Julie Blackmon’s darkly comic and carefully conceived photographs — often featuring members of her own family– explore the chaos and mystery of domestic life. These playful and at times impossible scenes are inspired by 17th century Dutch and Flemish paintings, and by her own childhood as one of nine children growing up in Springfield, Missouri. On her series Domestic Vacations (2008), Blackmon wrote:
The Dutch proverb “a Jan Steen household” originated in the 17th century and is used today to refer to a home in disarray, full of rowdy children and boisterous family gatherings. The paintings of Steen, along with those of other Dutch and Flemish genre painters, helped inspire this body of work. I am the oldest of nine children and now the mother of three.

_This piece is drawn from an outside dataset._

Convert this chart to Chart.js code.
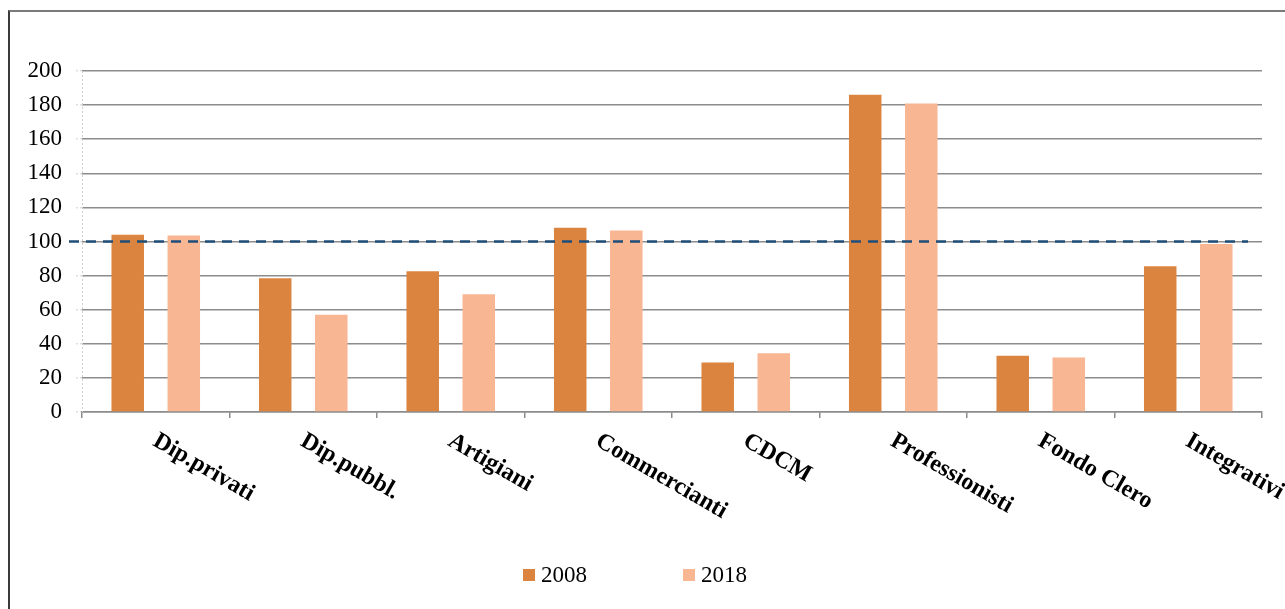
<!DOCTYPE html>
<html>
<head>
<meta charset="utf-8">
<script src="https://cdn.jsdelivr.net/npm/chart.js@4.4.1/dist/chart.umd.min.js"></script>
<style>
  html, body { margin: 0; padding: 0; background: #fff; }
  body { width: 1285px; height: 609px; position: relative; overflow: hidden; }
  #frame { position: absolute; left: 8px; top: 10px; width: 1300px; height: 620px;
           border-top: 2px solid #7a7a7a; border-left: 2px solid #3a3a3a; }
  #c { position: absolute; left: 0; top: 0; }
  .legend { position: absolute; top: 562px; font: 23px "Liberation Serif", "Times New Roman", serif; color: #000; }
  .legend span.box { display: inline-block; width: 12px; height: 12px; margin-right: 6px; vertical-align: 1px; }
</style>
</head>
<body>
<div id="frame"></div>
<canvas id="c" width="1285" height="609"></canvas>
<div class="legend" id="leg0" style="left:523px"></div>
<div class="legend" id="leg1" style="left:683px"></div>
<script>
const categories = ['Dip.privati', 'Dip.pubbl.', 'Artigiani', 'Commercianti', 'CDCM', 'Professionisti', 'Fondo Clero', 'Integrativi'];
const values2008 = [104, 78.5, 82.5, 108, 29, 186, 33, 85.5];
const values2018 = [103.5, 57, 69, 106.5, 34.5, 181, 32, 98.5];
const seriesNames = ['2008', '2018'];
const seriesColors = ['#DB843F', '#F8B692'];
const yTicks = { min: 0, max: 200, step: 20 };
const refLevel = 100;

const serif = '"Liberation Serif", "Times New Roman", serif';

// dotted y axis line (border.dash would also dash the grid lines)
const dottedAxis = {
    id: 'dottedAxis',
    beforeDatasetsDraw(chart) {
        const ctx = chart.ctx, area = chart.chartArea;
        ctx.save();
        ctx.strokeStyle = '#cfcfcf';
        ctx.lineWidth = 1;
        ctx.setLineDash([2, 2]);
        ctx.beginPath();
        ctx.moveTo(area.left + 0.5, area.top);
        ctx.lineTo(area.left + 0.5, area.bottom);
        ctx.stroke();
        ctx.restore();
    }
};

// category names drawn slanted downwards, starting under each category centre
const slantedLabels = {
    id: 'slantedLabels',
    afterDraw(chart) {
        const ctx = chart.ctx, x = chart.scales.x, y = chart.scales.y;
        const base = y.getPixelForValue(0);
        ctx.save();
        ctx.font = 'bold 24px ' + serif;
        ctx.fillStyle = '#000';
        ctx.textAlign = 'left';
        ctx.textBaseline = 'top';
        categories.forEach((name, i) => {
            ctx.save();
            ctx.translate(x.getPixelForValue(i) + 5, base + 17);
            ctx.rotate(30 * Math.PI / 180);
            ctx.fillText(name, 0, 0);
            ctx.restore();
        });
        ctx.restore();
    }
};

// dashed reference line at 100
const refLine = {
    id: 'refLine',
    afterDatasetsDraw(chart) {
        const ctx = chart.ctx, area = chart.chartArea;
        const py = chart.scales.y.getPixelForValue(refLevel);
        ctx.save();
        ctx.strokeStyle = '#1F4E79';
        ctx.lineWidth = 2.5;
        ctx.setLineDash([10, 7]);
        ctx.beginPath();
        ctx.moveTo(area.left - 13, py);
        ctx.lineTo(area.right - 14, py);
        ctx.stroke();
        ctx.restore();
    }
};

try {
    new Chart(document.getElementById('c'), {
        type: 'bar',
        data: {
            labels: categories,
            datasets: [
                { label: seriesNames[0], data: values2008, backgroundColor: seriesColors[0] },
                { label: seriesNames[1], data: values2018, backgroundColor: seriesColors[1] }
            ]
        },
        options: {
            responsive: false,
            animation: false,
            events: [],
            layout: { padding: { left: 0, top: 71, right: 23, bottom: 191 } },
            datasets: { bar: { categoryPercentage: 0.76, barPercentage: 0.58 } },
            plugins: { legend: { display: false }, tooltip: { enabled: false } },
            scales: {
                x: {
                    offset: true,
                    ticks: { display: false },
                    grid: { offset: true, drawOnChartArea: false, drawTicks: true, tickLength: 6, color: '#8c8c8c', lineWidth: 1.5 },
                    border: { color: '#8c8c8c', width: 1.5 },
                    afterFit(s) { s.height = 6; }
                },
                y: {
                    min: yTicks.min, max: yTicks.max,
                    ticks: { stepSize: yTicks.step, padding: 14, color: '#000', font: { family: serif, size: 23 } },
                    grid: { color: '#8c8c8c', lineWidth: 1.6, tickLength: 6, tickColor: '#cfcfcf', tickBorderDash: [2, 2], tickWidth: 1 },
                    border: { display: false },
                    afterFit(s) { s.width = 82; }
                }
            }
        },
        plugins: [dottedAxis, refLine, slantedLabels]
    });
} catch (e) { console.error('chart failed', e); }

seriesNames.forEach((name, i) => {
    const el = document.getElementById('leg' + i);
    el.innerHTML = '<span class="box" style="background:' + seriesColors[i] + '"></span>' + name;
});
</script>
</body>
</html>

As Steen’s personal narratives of family life depicted nearly 400 yrs. ago, the conflation of art and life is an area I have explored in photographing the everyday life of my family and the lives of my sisters and their families at home. These images are both fictional and auto-biographical, and reflect not only our lives today and as children growing up in a large family, but also move beyond the documentary to explore the fantastic elements of our everyday lives, both imagined and real.
Her work is included in numerous public collections, including the Cleveland Museum of Art; George Eastman House, Rochester; Nelson-Atkins Museum of Art; Museum of Fine Arts, Houston; North Carolina Museum of Art; Portland Art Museum; and the Toledo Museum of Art.